● Task directions:
Transcribe everything in the data word for word. Pictures are left out.
— Begin Dataset excerpt —
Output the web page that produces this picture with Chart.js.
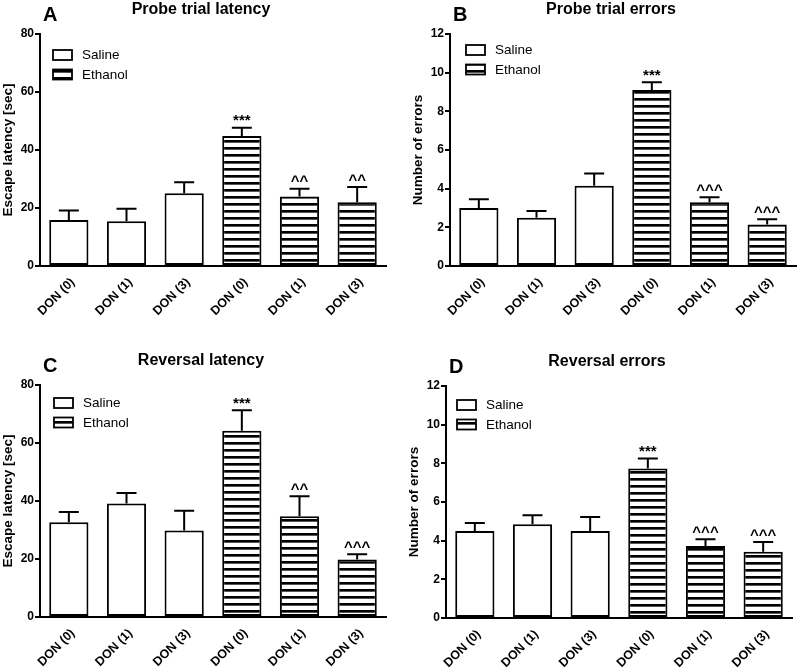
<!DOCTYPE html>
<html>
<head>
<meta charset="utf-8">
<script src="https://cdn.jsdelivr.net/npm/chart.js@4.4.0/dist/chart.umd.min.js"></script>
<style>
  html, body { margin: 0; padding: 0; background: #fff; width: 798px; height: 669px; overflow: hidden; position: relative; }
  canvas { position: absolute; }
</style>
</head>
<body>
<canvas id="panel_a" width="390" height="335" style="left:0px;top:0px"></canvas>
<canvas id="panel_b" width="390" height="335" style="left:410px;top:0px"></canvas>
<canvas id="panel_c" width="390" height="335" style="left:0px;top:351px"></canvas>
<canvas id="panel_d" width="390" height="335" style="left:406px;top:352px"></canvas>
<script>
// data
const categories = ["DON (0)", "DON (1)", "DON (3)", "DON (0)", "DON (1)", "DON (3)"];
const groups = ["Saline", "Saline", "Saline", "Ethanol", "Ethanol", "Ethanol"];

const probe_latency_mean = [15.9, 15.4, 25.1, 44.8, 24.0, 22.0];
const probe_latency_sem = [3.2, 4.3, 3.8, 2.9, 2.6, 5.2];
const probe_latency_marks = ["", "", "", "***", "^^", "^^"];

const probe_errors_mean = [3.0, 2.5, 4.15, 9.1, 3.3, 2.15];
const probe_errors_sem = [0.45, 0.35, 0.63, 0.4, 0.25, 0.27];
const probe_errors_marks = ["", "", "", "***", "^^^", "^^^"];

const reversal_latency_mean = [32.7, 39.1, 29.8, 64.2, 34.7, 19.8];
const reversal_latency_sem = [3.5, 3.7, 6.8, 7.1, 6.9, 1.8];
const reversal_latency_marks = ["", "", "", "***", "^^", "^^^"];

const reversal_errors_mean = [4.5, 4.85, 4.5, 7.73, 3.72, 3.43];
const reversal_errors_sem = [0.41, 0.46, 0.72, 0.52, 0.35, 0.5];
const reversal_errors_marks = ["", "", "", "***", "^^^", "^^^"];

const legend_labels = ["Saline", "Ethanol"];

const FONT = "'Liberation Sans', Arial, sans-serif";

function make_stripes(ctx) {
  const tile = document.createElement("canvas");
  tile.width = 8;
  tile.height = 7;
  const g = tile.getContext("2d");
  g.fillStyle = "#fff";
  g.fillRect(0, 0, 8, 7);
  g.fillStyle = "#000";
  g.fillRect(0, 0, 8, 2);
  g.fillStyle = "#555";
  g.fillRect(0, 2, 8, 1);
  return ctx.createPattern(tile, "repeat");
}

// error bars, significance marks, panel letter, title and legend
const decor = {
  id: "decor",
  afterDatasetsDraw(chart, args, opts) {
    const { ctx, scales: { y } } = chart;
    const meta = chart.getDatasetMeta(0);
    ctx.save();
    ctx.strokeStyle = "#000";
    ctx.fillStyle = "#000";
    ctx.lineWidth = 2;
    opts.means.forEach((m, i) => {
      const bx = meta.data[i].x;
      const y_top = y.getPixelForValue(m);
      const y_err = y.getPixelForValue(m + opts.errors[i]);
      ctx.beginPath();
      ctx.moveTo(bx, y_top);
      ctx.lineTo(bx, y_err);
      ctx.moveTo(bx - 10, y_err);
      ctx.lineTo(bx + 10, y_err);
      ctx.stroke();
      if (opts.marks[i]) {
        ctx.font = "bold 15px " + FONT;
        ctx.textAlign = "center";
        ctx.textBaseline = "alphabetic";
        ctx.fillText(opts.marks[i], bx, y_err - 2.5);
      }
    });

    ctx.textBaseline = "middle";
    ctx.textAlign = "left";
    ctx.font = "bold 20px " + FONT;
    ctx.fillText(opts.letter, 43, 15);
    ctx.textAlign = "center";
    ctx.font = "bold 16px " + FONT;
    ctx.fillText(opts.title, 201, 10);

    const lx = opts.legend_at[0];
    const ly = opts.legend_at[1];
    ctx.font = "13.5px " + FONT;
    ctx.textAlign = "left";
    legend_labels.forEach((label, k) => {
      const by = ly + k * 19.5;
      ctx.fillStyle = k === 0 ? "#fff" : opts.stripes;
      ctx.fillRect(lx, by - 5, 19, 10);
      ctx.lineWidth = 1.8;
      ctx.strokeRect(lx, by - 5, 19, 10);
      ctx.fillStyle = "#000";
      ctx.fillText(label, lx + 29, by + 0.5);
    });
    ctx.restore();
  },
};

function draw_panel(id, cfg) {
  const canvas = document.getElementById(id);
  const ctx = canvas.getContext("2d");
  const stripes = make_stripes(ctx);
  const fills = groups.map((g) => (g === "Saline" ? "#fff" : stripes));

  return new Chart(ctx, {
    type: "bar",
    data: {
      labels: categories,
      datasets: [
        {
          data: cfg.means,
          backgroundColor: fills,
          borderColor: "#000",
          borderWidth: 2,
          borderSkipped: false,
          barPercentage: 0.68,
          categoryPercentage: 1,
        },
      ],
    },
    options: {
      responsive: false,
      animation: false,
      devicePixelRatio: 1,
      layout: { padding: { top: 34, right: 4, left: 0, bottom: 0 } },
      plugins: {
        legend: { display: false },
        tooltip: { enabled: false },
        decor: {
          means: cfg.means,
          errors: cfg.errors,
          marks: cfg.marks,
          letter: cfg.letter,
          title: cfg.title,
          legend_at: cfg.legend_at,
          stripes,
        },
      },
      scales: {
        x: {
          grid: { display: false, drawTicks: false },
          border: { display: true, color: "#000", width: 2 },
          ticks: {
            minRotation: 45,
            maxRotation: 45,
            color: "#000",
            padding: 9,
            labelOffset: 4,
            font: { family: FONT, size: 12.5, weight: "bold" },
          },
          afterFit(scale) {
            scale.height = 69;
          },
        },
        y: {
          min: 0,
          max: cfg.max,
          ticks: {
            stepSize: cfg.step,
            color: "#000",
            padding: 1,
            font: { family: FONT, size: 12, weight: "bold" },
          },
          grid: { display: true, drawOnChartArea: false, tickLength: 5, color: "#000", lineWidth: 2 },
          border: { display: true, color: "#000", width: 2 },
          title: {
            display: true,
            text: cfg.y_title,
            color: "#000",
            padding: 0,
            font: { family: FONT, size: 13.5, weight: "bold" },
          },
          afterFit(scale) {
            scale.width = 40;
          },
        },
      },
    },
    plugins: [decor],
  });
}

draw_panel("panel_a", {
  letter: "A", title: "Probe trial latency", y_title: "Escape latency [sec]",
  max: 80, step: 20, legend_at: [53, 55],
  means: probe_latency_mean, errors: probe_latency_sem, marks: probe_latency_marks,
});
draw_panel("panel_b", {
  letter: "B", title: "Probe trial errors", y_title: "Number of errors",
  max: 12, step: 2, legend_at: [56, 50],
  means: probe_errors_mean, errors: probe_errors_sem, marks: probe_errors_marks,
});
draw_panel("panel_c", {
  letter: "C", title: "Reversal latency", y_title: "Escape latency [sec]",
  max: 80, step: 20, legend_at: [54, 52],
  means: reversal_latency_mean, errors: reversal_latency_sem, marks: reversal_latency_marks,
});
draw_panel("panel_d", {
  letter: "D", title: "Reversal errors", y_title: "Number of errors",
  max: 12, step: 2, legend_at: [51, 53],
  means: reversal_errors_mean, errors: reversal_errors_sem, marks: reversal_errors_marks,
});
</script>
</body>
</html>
— End Dataset excerpt —
● Response to the exercise:
Output the web page that produces this picture with Chart.js.
<!DOCTYPE html>
<html>
<head>
<meta charset="utf-8">
<script src="https://cdn.jsdelivr.net/npm/chart.js@4.4.0/dist/chart.umd.min.js"></script>
<style>
  html, body { margin: 0; padding: 0; background: #fff; width: 798px; height: 669px; overflow: hidden; position: relative; }
  canvas { position: absolute; }
</style>
</head>
<body>
<canvas id="panel_a" width="390" height="335" style="left:0px;top:0px"></canvas>
<canvas id="panel_b" width="390" height="335" style="left:410px;top:0px"></canvas>
<canvas id="panel_c" width="390" height="335" style="left:0px;top:351px"></canvas>
<canvas id="panel_d" width="390" height="335" style="left:406px;top:352px"></canvas>
<script>
// data
const categories = ["DON (0)", "DON (1)", "DON (3)", "DON (0)", "DON (1)", "DON (3)"];
const groups = ["Saline", "Saline", "Saline", "Ethanol", "Ethanol", "Ethanol"];

const probe_latency_mean = [15.9, 15.4, 25.1, 44.8, 24.0, 22.0];
const probe_latency_sem = [3.2, 4.3, 3.8, 2.9, 2.6, 5.2];
const probe_latency_marks = ["", "", "", "***", "^^", "^^"];

const probe_errors_mean = [3.0, 2.5, 4.15, 9.1, 3.3, 2.15];
const probe_errors_sem = [0.45, 0.35, 0.63, 0.4, 0.25, 0.27];
const probe_errors_marks = ["", "", "", "***", "^^^", "^^^"];

const reversal_latency_mean = [32.7, 39.1, 29.8, 64.2, 34.7, 19.8];
const reversal_latency_sem = [3.5, 3.7, 6.8, 7.1, 6.9, 1.8];
const reversal_latency_marks = ["", "", "", "***", "^^", "^^^"];

const reversal_errors_mean = [4.5, 4.85, 4.5, 7.73, 3.72, 3.43];
const reversal_errors_sem = [0.41, 0.46, 0.72, 0.52, 0.35, 0.5];
const reversal_errors_marks = ["", "", "", "***", "^^^", "^^^"];

const legend_labels = ["Saline", "Ethanol"];

const FONT = "'Liberation Sans', Arial, sans-serif";

function make_stripes(ctx) {
  const tile = document.createElement("canvas");
  tile.width = 8;
  tile.height = 7;
  const g = tile.getContext("2d");
  g.fillStyle = "#fff";
  g.fillRect(0, 0, 8, 7);
  g.fillStyle = "#000";
  g.fillRect(0, 0, 8, 2);
  g.fillStyle = "#555";
  g.fillRect(0, 2, 8, 1);
  return ctx.createPattern(tile, "repeat");
}

// error bars, significance marks, panel letter, title and legend
const decor = {
  id: "decor",
  afterDatasetsDraw(chart, args, opts) {
    const { ctx, scales: { y } } = chart;
    const meta = chart.getDatasetMeta(0);
    ctx.save();
    ctx.strokeStyle = "#000";
    ctx.fillStyle = "#000";
    ctx.lineWidth = 2;
    opts.means.forEach((m, i) => {
      const bx = meta.data[i].x;
      const y_top = y.getPixelForValue(m);
      const y_err = y.getPixelForValue(m + opts.errors[i]);
      ctx.beginPath();
      ctx.moveTo(bx, y_top);
      ctx.lineTo(bx, y_err);
      ctx.moveTo(bx - 10, y_err);
      ctx.lineTo(bx + 10, y_err);
      ctx.stroke();
      if (opts.marks[i]) {
        ctx.font = "bold 15px " + FONT;
        ctx.textAlign = "center";
        ctx.textBaseline = "alphabetic";
        ctx.fillText(opts.marks[i], bx, y_err - 2.5);
      }
    });

    ctx.textBaseline = "middle";
    ctx.textAlign = "left";
    ctx.font = "bold 20px " + FONT;
    ctx.fillText(opts.letter, 43, 15);
    ctx.textAlign = "center";
    ctx.font = "bold 16px " + FONT;
    ctx.fillText(opts.title, 201, 10);

    const lx = opts.legend_at[0];
    const ly = opts.legend_at[1];
    ctx.font = "13.5px " + FONT;
    ctx.textAlign = "left";
    legend_labels.forEach((label, k) => {
      const by = ly + k * 19.5;
      ctx.fillStyle = k === 0 ? "#fff" : opts.stripes;
      ctx.fillRect(lx, by - 5, 19, 10);
      ctx.lineWidth = 1.8;
      ctx.strokeRect(lx, by - 5, 19, 10);
      ctx.fillStyle = "#000";
      ctx.fillText(label, lx + 29, by + 0.5);
    });
    ctx.restore();
  },
};

function draw_panel(id, cfg) {
  const canvas = document.getElementById(id);
  const ctx = canvas.getContext("2d");
  const stripes = make_stripes(ctx);
  const fills = groups.map((g) => (g === "Saline" ? "#fff" : stripes));

  return new Chart(ctx, {
    type: "bar",
    data: {
      labels: categories,
      datasets: [
        {
          data: cfg.means,
          backgroundColor: fills,
          borderColor: "#000",
          borderWidth: 2,
          borderSkipped: false,
          barPercentage: 0.68,
          categoryPercentage: 1,
        },
      ],
    },
    options: {
      responsive: false,
      animation: false,
      devicePixelRatio: 1,
      layout: { padding: { top: 34, right: 4, left: 0, bottom: 0 } },
      plugins: {
        legend: { display: false },
        tooltip: { enabled: false },
        decor: {
          means: cfg.means,
          errors: cfg.errors,
          marks: cfg.marks,
          letter: cfg.letter,
          title: cfg.title,
          legend_at: cfg.legend_at,
          stripes,
        },
      },
      scales: {
        x: {
          grid: { display: false, drawTicks: false },
          border: { display: true, color: "#000", width: 2 },
          ticks: {
            minRotation: 45,
            maxRotation: 45,
            color: "#000",
            padding: 9,
            labelOffset: 4,
            font: { family: FONT, size: 12.5, weight: "bold" },
          },
          afterFit(scale) {
            scale.height = 69;
          },
        },
        y: {
          min: 0,
          max: cfg.max,
          ticks: {
            stepSize: cfg.step,
            color: "#000",
            padding: 1,
            font: { family: FONT, size: 12, weight: "bold" },
          },
          grid: { display: true, drawOnChartArea: false, tickLength: 5, color: "#000", lineWidth: 2 },
          border: { display: true, color: "#000", width: 2 },
          title: {
            display: true,
            text: cfg.y_title,
            color: "#000",
            padding: 0,
            font: { family: FONT, size: 13.5, weight: "bold" },
          },
          afterFit(scale) {
            scale.width = 40;
          },
        },
      },
    },
    plugins: [decor],
  });
}

draw_panel("panel_a", {
  letter: "A", title: "Probe trial latency", y_title: "Escape latency [sec]",
  max: 80, step: 20, legend_at: [53, 55],
  means: probe_latency_mean, errors: probe_latency_sem, marks: probe_latency_marks,
});
draw_panel("panel_b", {
  letter: "B", title: "Probe trial errors", y_title: "Number of errors",
  max: 12, step: 2, legend_at: [56, 50],
  means: probe_errors_mean, errors: probe_errors_sem, marks: probe_errors_marks,
});
draw_panel("panel_c", {
  letter: "C", title: "Reversal latency", y_title: "Escape latency [sec]",
  max: 80, step: 20, legend_at: [54, 52],
  means: reversal_latency_mean, errors: reversal_latency_sem, marks: reversal_latency_marks,
});
draw_panel("panel_d", {
  letter: "D", title: "Reversal errors", y_title: "Number of errors",
  max: 12, step: 2, legend_at: [51, 53],
  means: reversal_errors_mean, errors: reversal_errors_sem, marks: reversal_errors_marks,
});
</script>
</body>
</html>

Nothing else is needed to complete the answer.